# APR Stage 2 Tiguan



## Mee1205 (Sep 15, 2015)

I would like some thoughts from the group on my situation with my Tiguan. I bought this vehicle used with 33,000 miles, according to CarFax the cylinder head was replaced at 29,000. I did call the dealership that did the work but all they could say was "noise".
Assuming it was done at a dealership I assumed it was repaired correctly and bought the vehicle. A few k after purchase I went ahead and did APR stage 2 ECU with the newly released cast downpipe. What a blast...for 2 weeks when the 2.0tsi failed from #4 connecting rod bushing spun, oil pan full of metal, engine destroyed. 
My time shop removed downpipe and reflashed to stock. I rolled into the dealership and engine was replaced under warranty. 
Question now is...what caused the problem? APR and my tune shop think it was not the tune but maybe an existing problem. 
I'm very nervous about putting the downpipe back on and stage 2....I don't get a second chance at this if it blows an engine. 
I can say that I am brutal with my Tiptronic. I drive in Tiptronic about 95% of the time. Mostly above 3,000 rpm for good throttle response and I love winding out each gear. Could it be my driving style? Or does everyone think I'm overthinking and there was a problem before and maybe tuning just accelerated the problem? 
Any thoughts greatly appreciated.
2013 Tiguan S FWD 6speed auto Tiptronic, 2.0tsi ea888 3rd gen (same as gti).


----------



## Chipperman (Aug 27, 2015)

If you spun a rod bearing it was either a bad bearing or no lubrication. Now, if you threw a rod from over revving, that is a different story. Maybe the "noise" they thought was a bad head was really a ticking bearing.

This won't make you feel any better, but it is a good lesson:
In the early 80's I was in a shop getting smogged and they had a Mazda (6 I think) up on the rack. The owner had spun a main rod bearing twice before on the same journal and it was fixed under warranty (new rod and bearing). When the same one went out a third time about 2000 miles later Mazda refused to warranty it (although still in warranty) so the owner took it to a private shop. The mechanic actually listened and it took him about 2 minutes to find the problem. When he pulled the rod he turned the crank to look at the oil hole for the bearing. Apparently at the factory the drill bit used to drill the hole had broken off in the crank. Therefore, the oiling was only by splash not pressure.
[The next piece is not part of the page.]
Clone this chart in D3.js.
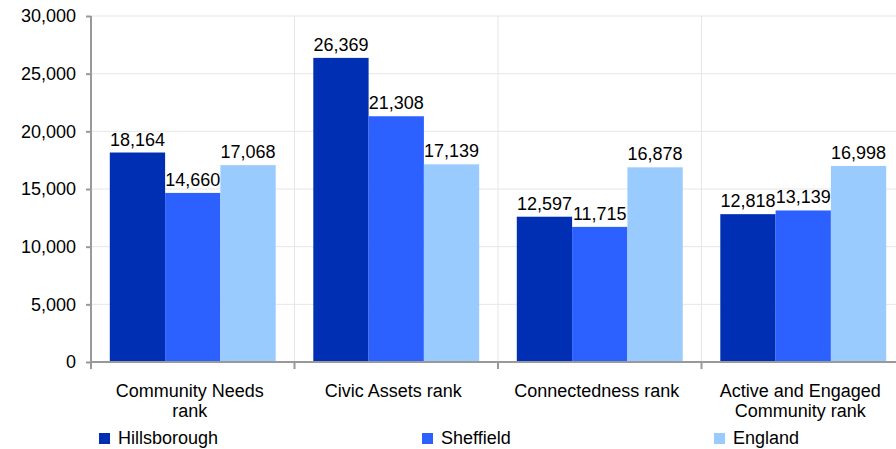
<!DOCTYPE html>
<html><head><meta charset="utf-8">
<script src="https://cdn.jsdelivr.net/npm/d3@7"></script>
<style>body{margin:0;background:#fff;}svg{display:block;font-family:"Liberation Sans",Arial,sans-serif;}</style>
</head><body><svg id="c" width="896" height="449"></svg>
<script>
const categories = [["Community Needs","rank"],["Civic Assets rank"],["Connectedness rank"],["Active and Engaged","Community rank"]];
const seriesNames = ["Hillsborough","Sheffield","England"];
const hillsborough = [18164, 26369, 12597, 12818];
const sheffield = [14660, 21308, 11715, 13139];
const england = [17068, 17139, 16878, 16998];
const yTicks = [0,5000,10000,15000,20000,25000,30000];
const colors = ["#012fb3","#2d61ff","#99cbff"];

const FS = 18;
const series = [hillsborough, sheffield, england];
const svg = d3.select("#c");
const x0 = 91, x1 = 905, y0 = 362, y1 = 16;
const x = d3.scaleBand().domain(d3.range(categories.length)).range([x0, x1]).paddingInner(0).paddingOuter(0);
const xs = d3.scaleBand().domain(d3.range(3)).range([0, x.bandwidth()]).paddingOuter(0.34).paddingInner(0);
const y = d3.scaleLinear().domain([0, 30000]).range([y0, y1]);

// gridlines
svg.append("g").selectAll("line").data(yTicks.slice(1)).join("line")
  .attr("x1", x0).attr("x2", 896).attr("y1", d => y(d)).attr("y2", d => y(d))
  .attr("stroke", "#e6e6e6").attr("stroke-width", 1);
svg.append("g").selectAll("line").data(d3.range(1, categories.length)).join("line")
  .attr("x1", d => x(d)).attr("x2", d => x(d)).attr("y1", y1).attr("y2", y0)
  .attr("stroke", "#e6e6e6").attr("stroke-width", 1);

// bars
categories.forEach((c, i) => {
  series.forEach((s, j) => {
    const bx = x(i) + xs(j);
    svg.append("rect").attr("x", bx).attr("y", y(s[i])).attr("width", xs.bandwidth())
      .attr("height", y(0) - y(s[i])).attr("fill", colors[j]);
    svg.append("text").attr("x", bx + xs.bandwidth() / 2).attr("y", y(s[i]) - 7)
      .attr("text-anchor", "middle").attr("font-size", FS).attr("fill", "#000")
      .text(d3.format(",")(s[i]));
  });
});

// y axis
const yAxis = d3.axisLeft(y).tickValues(yTicks).tickFormat(d3.format(",")).tickSize(5).tickPadding(10);
const gy = svg.append("g").attr("transform", `translate(${x0},0)`).call(yAxis);
gy.select(".domain").attr("stroke", "#999").attr("stroke-width", 2).attr("d", `M0,${y1}V${y0}`);
gy.selectAll(".tick line").attr("stroke", "#999").attr("stroke-width", 2);
gy.selectAll(".tick text").attr("font-size", FS).attr("fill", "#000").attr("font-family", '"Liberation Sans",Arial,sans-serif');

// x axis
svg.append("line").attr("x1", x0).attr("x2", 896).attr("y1", y0).attr("y2", y0).attr("stroke", "#999").attr("stroke-width", 2);
svg.append("g").selectAll("line").data(d3.range(0, categories.length)).join("line")
  .attr("x1", d => x(d)).attr("x2", d => x(d)).attr("y1", y0).attr("y2", y0 + 7)
  .attr("stroke", "#999").attr("stroke-width", 2);
categories.forEach((lines, i) => {
  const t = svg.append("text").attr("text-anchor", "middle").attr("font-size", FS).attr("fill", "#000");
  lines.forEach((ln, k) => {
    t.append("tspan").attr("x", x(i) + x.bandwidth() / 2 - 3).attr("y", 397 + k * 20).text(ln);
  });
});

// legend
const legX = [99, 422, 714];
seriesNames.forEach((n, j) => {
  svg.append("rect").attr("x", legX[j]).attr("y", 433).attr("width", 11).attr("height", 11).attr("fill", colors[j]);
  svg.append("text").attr("x", legX[j] + 19).attr("y", 444).attr("font-size", FS).attr("fill", "#000").text(n);
});
</script></body></html>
He pulled the crank, took pictures, drilled out the hole and matched and chamfered the others to match. Ran perfectly after that. 
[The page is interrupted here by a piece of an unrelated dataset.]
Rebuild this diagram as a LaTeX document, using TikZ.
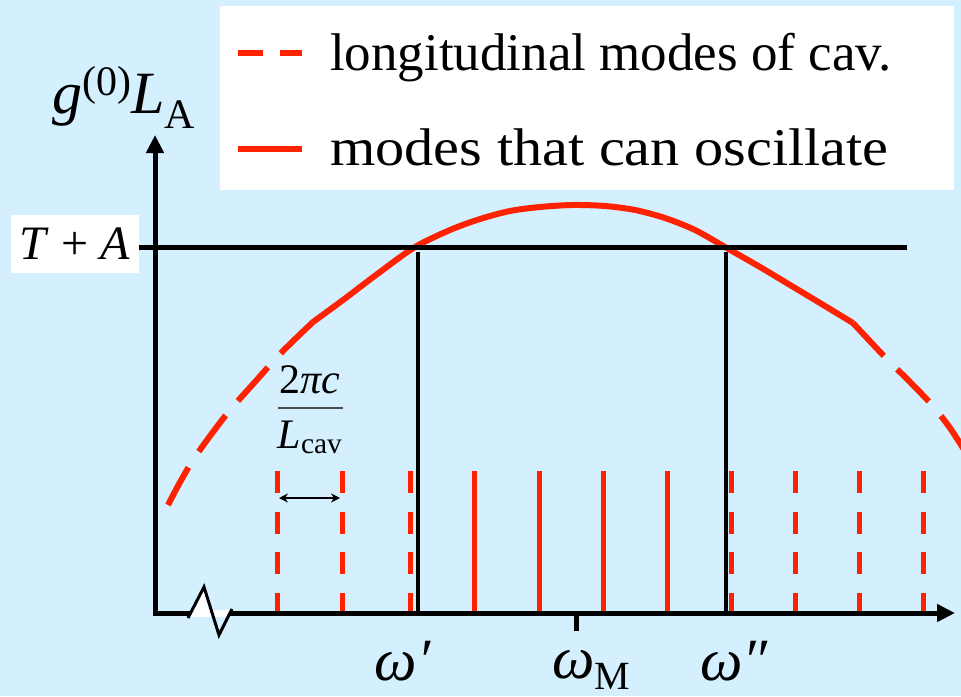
\documentclass[tikz,border=0pt]{standalone}
\usepackage{fontspec}
\setmainfont{Liberation Serif}
\usetikzlibrary{arrows.meta}
\definecolor{skyback}{RGB}{212,239,253}
\definecolor{modered}{RGB}{255,34,0}

\begin{document}
\begin{tikzpicture}[x=1pt, y=-1pt,
    axis/.style={line width=5pt, {Triangle[length=18pt,width=17pt]}-{Triangle[length=18pt,width=17pt]}},
    level/.style={line width=5pt},
    cutoff/.style={line width=3.5pt},
    gain/.style={modered, line width=6pt},
    gaindash/.style={gain, dash pattern=on 45pt off 19pt},
    mode/.style={modered, line width=5pt},
    modedash/.style={mode, dash pattern=on 22pt off 18.5pt},
    legtext/.style={anchor=base west, inner sep=0pt, font=\fontsize{53}{60}\selectfont},
    omega/.style={anchor=base, inner sep=0pt, font=\fontsize{60}{66}\selectfont},
]

% Background
\fill[skyback] (0,0) rectangle (961,696);
\useasboundingbox (0,0) rectangle (961,696);

% Legend
\node[fill=white, anchor=north west, minimum width=734pt, minimum height=184pt, inner sep=0pt] (legend) at (220,6) {};
\coordinate (d1) at (238,53);
\coordinate (d2) at (302,53);
\draw[modered, line width=6pt, dash pattern=on 25pt off 17pt] (d1) -- (d2);
\node[legtext] (cavtext) at (330,70) {longitudinal modes of cav.};
\coordinate (s1) at (238,149);
\coordinate (s2) at (302,149);
\draw[modered, line width=6pt] (s1) -- (s2);
\node[legtext] (osctext) at (330,165) {\scalebox{1.1}[1]{modes that can oscillate}};

% Gain curve
\draw[gain] plot[smooth] coordinates {(313,322) (343,300) (380,272) (415,247) (450,230) (480,219) (510,211) (540,207) (573,205) (605,206) (635,210) (665,218) (695,230) (725,247) (760,267) (790,285) (820,303) (853,323)};
\draw[gaindash] plot[smooth] coordinates {(313,322) (282,352) (254,383) (230,410) (210,436) (193,460) (179,484) (168,505)};
\draw[gaindash] plot[smooth] coordinates {(853,323) (883,355) (910,382) (932,405) (950,428) (968,456)};

% Threshold
\coordinate (origin) at (155,613);
\node[fill=white, minimum width=128pt, minimum height=58pt, inner sep=0pt, font=\fontsize{48}{52}\selectfont] (thr) at (75,244) {\textit{T} + \textit{A}};
\coordinate (thrend) at (907,247);
\draw[level] (thr.east |- thrend) -- (thrend);
\coordinate (wp) at (418,252);
\coordinate (wpp) at (726,252);
\draw[cutoff] (wp) -- (wp |- origin);
\draw[cutoff] (wpp) -- (wpp |- origin);

% Modes
\foreach \x in {277,342,410,731,795,859,923}
    \draw[modedash] (\x,471) -- (\x,613);
\foreach \x in {474,539,603,667}
    \draw[mode] (\x,471) -- (\x,613);

% Axes
\coordinate (ytip) at (155,135);
\coordinate (xtip) at (955,613);
\draw[axis] (ytip) |- (xtip);
\fill[white] (189,617) -- (204,588) -- (211,611) -- (231,609) -- (226,617) -- cycle;
\draw[line width=3pt] (188,618) -- (204,587) -- (219,635) -- (232,609);
\coordinate (wm) at (576,613);
\draw[line width=5pt] (wm) -- ++(0,18);

% Labels
\node[anchor=base west, inner sep=0pt, font=\fontsize{60}{66}\selectfont] (ylabel) at (52,113) {\textit{g}\raisebox{18pt}{\fontsize{42}{42}\selectfont(0)}\textit{L}\raisebox{-15pt}{\fontsize{42}{42}\selectfont A}};
\node[omega] (lblwp) at (403,680) {\textit{ω′}};
\node[omega] (lblwm) at (591,678) {\textit{ω}\raisebox{-11pt}{\fontsize{40}{40}\selectfont M}};
\node[omega] (lblwpp) at (734,680) {\textit{ω″}};

% Mode spacing
\node[anchor=base, inner sep=0pt, font=\fontsize{42}{44}\selectfont] (num) at (310,393) {2\textit{πc}};
\node[anchor=base, inner sep=0pt, font=\fontsize{42}{44}\selectfont] (den) at (310,448) {\textit{L}\textsubscript{cav}};
\coordinate (barl) at (278,408);
\coordinate (barr) at (343,408);
\draw[line width=1.2pt, black!70] (barl) -- (barr);
\coordinate (sl) at (279,498);
\coordinate (sr) at (340,498);
\draw[line width=2pt, {Stealth[length=9pt,width=9pt]}-{Stealth[length=9pt,width=9pt]}] (sl) -- (sr);

\end{tikzpicture}
\end{document}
Even though the owner took the mechanic's statements and photos to Mazda, they still denied the claim because by then he was one month outside (but below miles) the warranty. The next step was a product liability lawyer. Don't know the resolution.

After that I always pressurized any crank we reground or rebuilt to make sure oil squirted out before reassembly. Better safe than sorry.


----------



## Mee1205 (Sep 15, 2015)

Thank you Chipper for the reply. After talking to several people they all come to the same conclusion...the aftermarket parts didn't cause the damage but maybe accelerated the damage already there. This does help ease my mind a little on putting my parts back on especially with the engine being new. 
BUT, now since the engine has been replaced, I'm now having transmission problems which were not there with the old engine. I'm getting a clear distinct metal clinking sound (especially on a cold engine) when shifting from park to reverse. Also a hair of a shutter when coming to a stop and the trans downshifts from 2nd to 1st (it's slight and doesn't always do it). 
Had it in the shop yesterday. Service mgr could hear the noise. I was now at 49,500 and trans service is scheduled maint for 50k. Went ahead and did that for 250 bucks. The engine/trans must've been warm because it did not display symptoms during test drive. This morning on a cold engine it made the click noise backing out of my garage. I'll also add that they reset the computer trans settings to clear up anything there.
After extensive reading I'm thinking a solenoid? 
Whatever the case maybe I'll get a new trans too haha but probably not. This Tiguan has been a disaster and I should get rid of it but it is a fun car.


----------



## Mihai_A4-B5_ (Jun 14, 2004)

I have a 2010 Passat 2.0t DSG. I could hear the same metal clunk especially on a cold engine. It happens when you come off the throttle and back on again and especially when downshifting in tiptronic mode. I have complained repeatedly while my car was under factory warranty. They had a look at the tranny and they said the oil inside was completely black (as if it had burned up on the inside). This was after just having the DSG service at about 70,000kms. The DSG trany was replaced at 77,000kms!! Now I have had about 18,000kms on a supposedly brand new dsg tranny, and I am hearing the exact same clunking noise....the transmission was flawless when it was brand-new...for the first few months it actually felt like dsg trannies that I have experienced on audis....now I am in the extended warranty period and I am hesitant to have them look at it because they have said they do not cover any diagnosis time. I hope you get it sorted out!


----------



## Mee1205 (Sep 15, 2015)

So the dealership diagnosed my clicking problem when shifting in and out of drive or reverse to be sticky calipers. I could get it to make the noise by giving it a little brake torque. Mechanic followed the noise to the driver front wheel. Originally he thought axle then after inspecting on lift he determined the calipers were giving a little. 
So I decided seeing as it no longer looked like transmission I had my tune shop put all new pads and rotors and brake line flush. And they reinstalled downpipe and stage 2 APR. 
I had a little fun the next day and no problems. Second day I remembered the click so decided to make sure that brakes were in deed the problem. Went to use launch control and click was still evident followed by check engine light. It's like this car refuses to be tuned.
Stopping by the tune shop tomorrow morning before work to see what code is thrown


----------